Namun demikian di kalangan masyarakat Kabupaten Sekadau secara umum belum mengetahui dan memahami sepenuhnya tentang issu perubahan iklim. Mereka hanya mengetahui telah terjadi perubahan cuaca yang disebabkan oleh alam itu sendiri. Banjir besar yang terjadi kalau musim hujan dan kebakaran lahan yang terjadi kalau musim panas/kemarau, masyarakat anggap sudah biasa dan dianggap kejadian alam saja. Kekurangan pengetahuan masyarakat terhadap perubahan iklim yang terjadi disebabkan juga oleh kurang pekanya Pemerintah Daerah khususnya Pemda Kabupaten Sekadau dalam menyikapi perubahan iklim. Pemerintah sendiri tidak pernah melakukan diskusi/sosialisasi kepada masyarakat tentang ancaman dari perubahan iklim terhadap keberlangsungan hidup manusia.

Di Pemda Kabupaten Sekadau belum ditemukan kebijakan dan program signifikan dalam merespon terjadinya perubahan iklim yang menyebabkan pemanasan global. Issu perubahan iklim sepertinya belum menjadi issu prioritas di Pemda Sekadau. Hal ini dapat dilihat dari belum pernah dilakukannya sosialisasi tentang perubahan iklim kepada masyarakat adat yang ada di Kabupaten Sekadau. Kebijakan Pemda yang masih memberikan ijin lokasi/lahan kepada berbagai perusahaan sawit. Tidak kurang dari 17 buah perusahaan sawit yang hingga tahun 2010 masih aktif beroperasi di Kabupaten Sekadau. Hanya Kantor Lingkungan Hidup yang baru memiliki program dalam menyikapi perubahan iklim yakni program pengadaan bibit pohon. Program ini sendiri baru diberitahu kepada masyarakat adat tahun 2010. Sedangkan dinas-dinas lain belum diketahui programnya.

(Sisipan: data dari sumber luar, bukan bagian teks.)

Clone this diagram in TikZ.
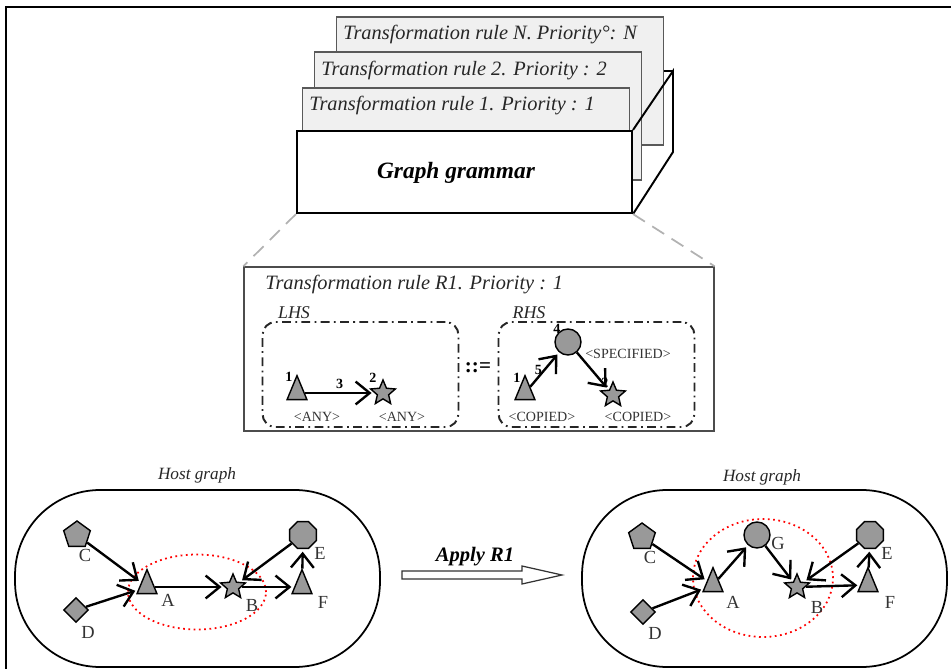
\documentclass[tikz,border=0pt]{standalone}
\usepackage{fontspec}
\setmainfont{Liberation Serif}
\usetikzlibrary{shapes.geometric, arrows.meta, positioning}
\tikzstyle{card} = [rectangle, draw=black!65, fill=black!6, line width=0.8pt, minimum width=6.54cm, minimum height=2.56cm]
\tikzstyle{cardtext} = [anchor=west, inner sep=0pt, font=\fontsize{11.6}{13}\selectfont\itshape, text=black!85]
\tikzstyle{front} = [rectangle, draw=black, fill=white, line width=1.2pt, minimum width=6.7cm, minimum height=1.64cm]
\tikzstyle{frontname} = [inner sep=0pt, font=\fontsize{13.3}{15}\selectfont\bfseries\itshape]
\tikzstyle{rulebox} = [rectangle, draw=black!70, line width=0.8pt, minimum width=9.4cm, minimum height=3.28cm]
\tikzstyle{side} = [rectangle, draw=black!85, line width=1.1pt, rounded corners=0.26cm, dash pattern=on 5pt off 2.5pt on 1pt off 2.5pt, minimum width=3.92cm, minimum height=2.1cm]
\tikzstyle{sidename} = [inner sep=0pt, font=\fontsize{10.2}{12}\selectfont\itshape, text=black!85]
\tikzstyle{hostzone} = [rectangle, draw=black, line width=1pt, rounded corners=1.7cm, minimum width=7.3cm, minimum height=3.54cm]
\tikzstyle{hostname} = [inner sep=0pt, font=\fontsize{9.8}{12}\selectfont\itshape, text=black!85]
\tikzstyle{matchzone} = [ellipse, draw=red, dotted, line width=1pt]
\tikzstyle{vertex} = [draw=black, fill=black!40, line width=0.8pt, inner sep=0pt]
\tikzstyle{tri} = [vertex, isosceles triangle, isosceles triangle apex angle=45, shape border rotate=90, minimum height=0.48cm]
\tikzstyle{starv} = [vertex, star, star points=5, star point ratio=2.2, minimum size=0.52cm]
\tikzstyle{penta} = [vertex, regular polygon, regular polygon sides=5, minimum size=0.56cm]
\tikzstyle{rhomb} = [vertex, diamond, minimum size=0.5cm]
\tikzstyle{octa} = [vertex, regular polygon, regular polygon sides=8, minimum size=0.58cm]
\tikzstyle{roundv} = [vertex, circle, minimum size=0.52cm]
\tikzstyle{vname} = [inner sep=0pt, font=\fontsize{10.5}{12}\selectfont, text=black!80]
\tikzstyle{numlabel} = [inner sep=0pt, font=\fontsize{8}{9}\selectfont\bfseries]
\tikzstyle{tag} = [inner sep=0pt, font=\fontsize{8}{9}\selectfont, text=black!80]
\tikzstyle{link} = [line width=1.35pt, shorten >=1.5pt, -{Straight Barb[length=8pt, width=13pt]}]
\tikzstyle{zoomline} = [draw=black!30, line width=1pt, dash pattern=on 8pt off 5pt]
\tikzstyle{applyarrow} = [draw=black!80, fill=white, line width=0.7pt, line join=miter]
\tikzstyle{applytext} = [inner sep=0pt, font=\fontsize{11.7}{13}\selectfont\bfseries\itshape]

\begin{document}
\begin{tikzpicture}[x=0.02cm, y=-0.02cm]
\useasboundingbox (0,0) rectangle (951,669);
\draw[line width=1.2pt] (6,669) -- (6,7) -- (951,7);

% graph grammar with its stack of rules
\coordinate (backtop) at (673,71);
\coordinate (backbottom) at (673,152);
\draw[line width=1.1pt] (600,71) -- (backtop);
\node (cardN) [card] at (500,81) {};
\node (card2) [card] at (478,116) {};
\node (card1) [card, minimum height=2.4cm] at (466,148) {};
\node (textN) [cardtext] at (343,35) {Transformation rule N. Priority°: N};
\node (text2) [cardtext] at (321,71) {Transformation rule 2. Priority : 2};
\node (text1) [cardtext] at (309,106) {Transformation rule 1. Priority : 1};
\node (grammar) [front] at (464.5,172) {};
\node (grammarname) [frontname] at (456,173) {Graph grammar};
\draw[line width=1.1pt] (grammar.north east) -- (backtop) -- (backbottom) -- (grammar.south east);

% rule R1
\node (rule) [rulebox] at (479,349) {};
\draw[zoomline] (grammar.south west) -- (rule.north west);
\draw[zoomline] (grammar.south east) -- (rule.north east);
\node (ruletitle) [cardtext] at (265,285) {Transformation rule R1. Priority : 1};
\node (lhs) [side] at (360.5,374.5) {};
\node (rhs) [side] at (596.5,374.5) {};
\node (lhsname) [sidename] at (294,313) {LHS};
\node (rhsname) [sidename] at (529,313) {RHS};
\node (produces) [inner sep=0pt, font=\fontsize{12}{14}\selectfont\bfseries] at (478,368) {::=};

\node (lhsA) [tri] at (297,393) {};
\node (lhsB) [starv] at (383,393) {};
\node (rhsA) [tri] at (525,393) {};
\node (rhsG) [roundv] at (568,342) {};
\node (rhsB) [starv] at (613,395) {};
\node [numlabel] at (289,377) {1};
\node [numlabel] at (373,378) {2};
\node [numlabel] at (517,378) {1};
\node [numlabel] at (557,329) {4};
\node [numlabel] at (605,383) {2};
\node [tag] at (317,417) {<ANY>};
\node [tag] at (402,417) {<ANY>};
\node [tag] at (542,417) {<COPIED>};
\node [tag] at (638,417) {<COPIED>};
\node [tag] at (628,354) {<SPECIFIED>};
\draw[link] (lhsA) -- node[numlabel, above=2pt] {3} (lhsB);
\draw[link] (rhsA) -- node[numlabel, left=1pt] {5} (rhsG);
\draw[link] (rhsG) -- (rhsB);

% host graph before
\node (lefthost) [hostzone] at (197.5,578.5) {};
\node (lefthostname) [hostname] at (197,475) {Host graph};
\node (leftmatch) [matchzone, minimum width=2.76cm, minimum height=1.5cm] at (197,592) {};
\node (leftC) [penta] at (77,535) {};
\node (leftD) [rhomb] at (76,610) {};
\node (leftA) [tri] at (147,587) {};
\node (leftB) [starv] at (233,587) {};
\node (leftE) [octa] at (303,535) {};
\node (leftF) [tri] at (302,587) {};
\node [vname] at (85,555) {C};
\node [vname] at (88,632) {D};
\node [vname] at (168,600) {A};
\node [vname] at (252,605) {B};
\node [vname] at (320,553) {E};
\node [vname] at (323,602) {F};
\draw[link] (leftC) -- (leftA);
\draw[link] (leftD) -- (leftA);
\draw[link] (leftA) -- (leftB);
\draw[link] (leftE) -- (leftB);
\draw[link] (leftB) -- (leftF);
\draw[link] (leftF) -- (leftE);

% apply
\draw[applyarrow] (402,571) -- (522,571) -- (522,566) -- (562,575) -- (522,584) -- (522,579) -- (402,579) -- cycle;
\node (applyname) [applytext] at (475,557) {Apply R1};

% host graph after
\node (righthost) [hostzone] at (764.5,578.5) {};
\node (righthostname) [hostname] at (762,477) {Host graph};
\node (rightmatch) [matchzone, minimum width=2.8cm, minimum height=2.36cm] at (763,578) {};
\node (rightC) [penta] at (642,537) {};
\node (rightD) [rhomb] at (643,612) {};
\node (rightA) [tri] at (713,585) {};
\node (rightG) [roundv] at (757,535) {};
\node (rightB) [starv] at (797,587) {};
\node (rightE) [octa] at (870,535) {};
\node (rightF) [tri] at (868,585) {};
\node [vname] at (650,557) {C};
\node [vname] at (655,633) {D};
\node [vname] at (733,602) {A};
\node [vname] at (778,543) {G};
\node [vname] at (817,607) {B};
\node [vname] at (887,553) {E};
\node [vname] at (890,602) {F};
\draw[link] (rightC) -- (rightA);
\draw[link] (rightD) -- (rightA);
\draw[link] (rightA) -- (rightG);
\draw[link] (rightG) -- (rightB);
\draw[link] (rightE) -- (rightB);
\draw[link] (rightB) -- (rightF);
\draw[link] (rightF) -- (rightE);
\end{tikzpicture}
\end{document}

Di kalangan Pemda memandang penanganan dampak perubahan iklim yang diprogramkan oleh Pemerintah Pusata melalui berbagai skema seperti skema REDD adalah sebuah proyek besar yang bisa mendatangkan keuntungan. Selain itu, ketidaksiapan Pemda menghadapi dampak perubahan iklim juga mempengaruhi sikap Pemda yang lambat dalam merespon dampak dari perubahan iklim yang terjadi. Belum pernah masyarakat menerima bantuan dari Pemda apabila ada masyarakat yang terkena banjir besar yang mengenangi rumah.